Location
- 1000 West Lycoming Street Philadelphia, Pennsylvania 19140 United States 40°0′48″N 75°8′38″W﻿ / ﻿40.01333°N 75.14389°W

Information
- Type: Private, All-Female
- Motto: Vigilate et Orate (Watch and Pray)
- Religious affiliation: Roman Catholic
- Patron saint: St Therese of Lisieux
- Established: 1941
- President: Mrs. Kristie Hughes Dugan
- Principal: Ms. Kathleen Thérèse Radebaugh
- Grades: 9-12
- Colors: Maroon and White
- Mascot: Flossie
- Nickname: LF
- Team name: Sentinels
- Rival: St.Hubert's
- Accreditation: Middle States Association of Colleges and Schools
- Publication: Literary Garland
- Newspaper: Theresian
- Yearbook: Garland
- Tuition: $10,000
- Alumni: over 36,000
- Director of Philanthropy: Amy Steinmetz Carthy, '87
- Director of Institutional Advancement: S. Joan Ames, IHM
- Admissions Director: Kia Benjamin
- Athletic Director: Tim McCartney
- Website: littleflowerhighschool.org

= Little Flower Catholic High School for Girls =

Little Flower Catholic High School for Girls is a Catholic high school in Philadelphia, Pennsylvania within the Archdiocese of Philadelphia.

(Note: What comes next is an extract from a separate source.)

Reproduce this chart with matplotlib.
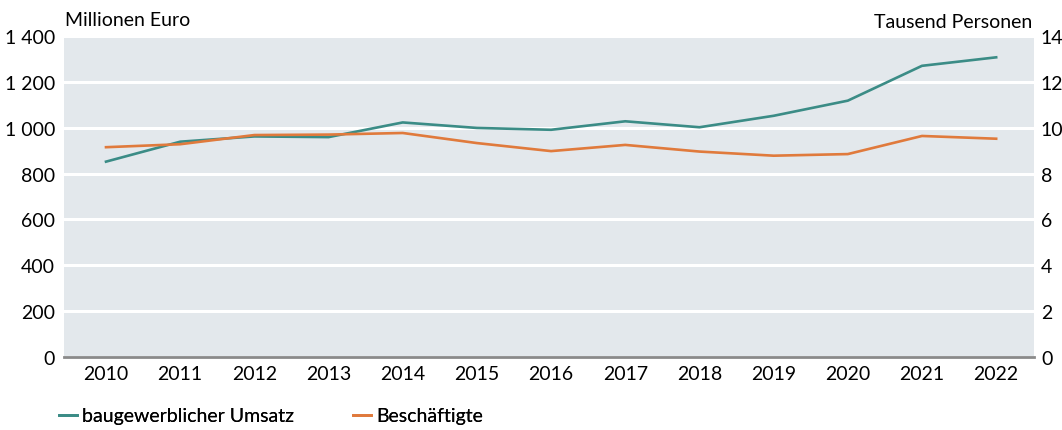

It is named after Saint Therese de Lisieux and is located in the Hunting Park section of North Philadelphia. Little Flower publishes one of the most award-winning high school newspapers in the archdiocese, The Theresian.

Little Flower High School consists of roughly 400 girls and 0 boys. Till the late 2000s a small number of boys, around 7, attended as a part of Little Flower's ESOL Program (English for Speakers of Other Languages). The school's Alma Mater is sung by the students at a number of different events throughout the school year, including dances, proms, and assemblies.

== Athletics==
- Fall Sports - Cross Country, Golf, Field Hockey, Soccer, Tennis, Volleyball
- Winter Sports - Basketball, Bowling, Cheerleading, Indoor Track, Swimming
- Spring Sports - Softball, Lacrosse, Track, and Field

==Notable alumnae==

- Christine Nangle - Comedy writer and performer. Best known for The Simpsons, Saturday Night Live, and Inside Amy Schumer.
- Evelyn Mattern - American Roman Catholic nun and farmer worker advocate
- Courtney Niemiec - professional soccer player, currently playing for the Western New York Flash of the National Women's Soccer League
- Allyson McHugh - U.S. Women's National Team member (Swimming), 5 Time USA Swimming National Champion, 2019 NCAA National Champion (1650yd Freestyle)
- Sister Mary Scullion - Sisters of Mercy, Little Flower Class of 1971, is Philadelphia’s nationally renowned expert on homelessness.

== Notable volunteers ==
- D. Bruce Hanes - Former volunteer judge for the Mock Trial team. Because of his public support of same-sex marriage, Hanes has been removed from his volunteer position effective September 17, 2013.